Now, the question is how large is a large sample size? So how large is considered a large sample? In this case, all the expected counts have to be at least 5
So let's take a look at an example. In the book Outliers, Malcolm Gladwell outlines a trend that he finds in professional hockey, related to birth month. If you see the following distribution here of number of hockey players born in a particular month, is this what you would have expected, given that the population falls out this way?
So let's take a look. It certainly appears that the earlier months of the year have larger numbers of NHL players born in them. Certainly not very consistent with the nearly uniform distribution of the population. What we would have expected is that-- of those 512 professional hockey players-- 8% of them would have been born in January. 7% of them would have been born in February. And et cetera. So we can find a whole list of expected values for these lists.
So it looks like this. We would have expected 9% of the players to have been born in each of July, August, September, October, and December. And so all of those expected values are 46.08. Whereas, what actually ended up happening was apparently just 30 were born in December. So when we perform a chi-square Goodness-Of-Fit Test, the null hypothesis is that the distribution of the population of hockey players follows that specified distribution that we claimed it did. The same as the distribution for everyone who was born in, in that case, Canada, because it's Canadian hockey players. The alternative hypothesis is the distribution of birth months for hockey players differs from the distribution of birth months for the general populace.
We'll state that our significance level will be 5%. If we get a p-value below 0.05, we'll reject the null hypothesis. So let's look at the conditions. First, was this a simple random sample? We can treat it as such. This was a sample of hockey players born between 1980 and 1990. We can't imagine that that's going to be particularly different or unrepresentative. So we can treat this as a random sample of players who have played or will play pro hockey.
What about the independence piece? We're going to have to assume there are at least 10 times as many players who have ever played pro hockey as there were in our sample, such that we can get that independence piece. So we have to assume that there are at least 5,120 players who have ever played pro hockey.
And, finally, are all the expected counts above 5? Well, the smallest number occurred here in February. 35.84. So, yes. When you look at the entire row of expected values all of them are over 5.

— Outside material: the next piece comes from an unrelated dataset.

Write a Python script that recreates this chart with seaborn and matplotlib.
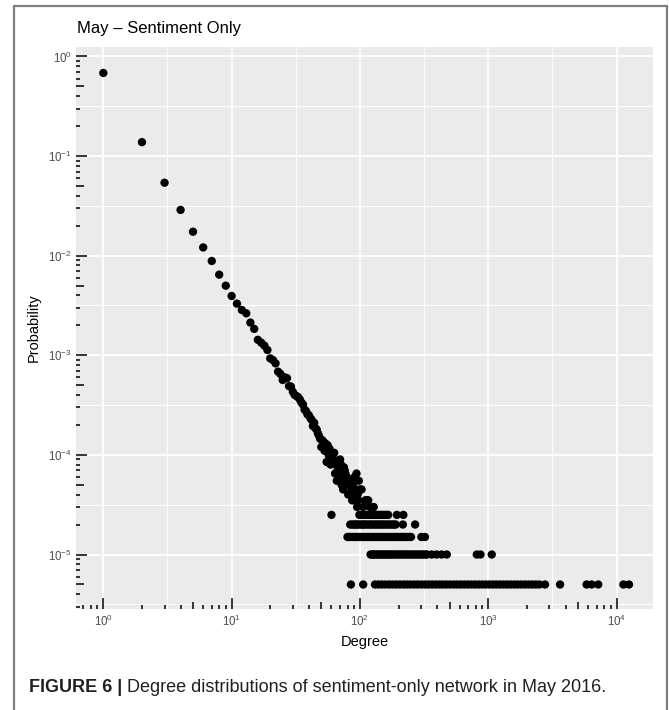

So what we're going to do is we're going to calculate our chi-square statistic. Our chi-square statistic is going to be the observed minus the expected for each month squared, divided by the expected for each month. And then we're going to do-- this is the chi-square value from January. This is a component from January. This is the component from February. On, and on, and on. This is the component from December.
When you add all of those components together, you get the chi-square value of 34.21. In this case, it's also a good idea to state that the degrees of freedom was 11 degrees of freedom. Now, remember. There were 512 hockey players, but there were 12 categories. The degrees of freedom is the number of categories minus 1. The p-value obtained from technology-- most of the time we calculate the p-values and the test statistic using technology-- is 0.00033. That's a low p-value. Our p-value is less than 0.05. Since our p-value is low, we're not willing to attribute the difference-- such a deviation from what we thought would be the norm among the hockey players-- that is, that they followed the population's birth month distribution-- the fact that they deviate from that so strongly, we're not willing to attribute that to chance. We reject the null hypothesis in favor of the alternative, and conclude that the distribution of birth months for professional hockey players differs significantly from the birth month distribution for the general populace.
And so, to recap. The chi-square statistic is a measure of discrepancy across categories from what we would have expected in our categorical data. We thought that we had a particular distribution. Remember, the expected values, like the ones we got here, might not be whole numbers, since each expected value is a long term average. In this tutorial we talked about the chi-square distribution being a skewed right distribution, and chi-square statistics near zero being more common if the null hypothesis is true. We also performed a Goodness-Of-Fit Test. The Goodness-Of-Fit Test is used to see if the distribution across categories for data fit a hypothesized distribution across categories. We had some distribution in mind that we thought they should fit. Do they fit? A chi-square Goodness-Of-Fit Test will tell us.
Good luck, and we'll see you next time.
A hypothesis test where we test whether or not our sample distribution of frequencies across categories fits with hypothesized probabilities for each category.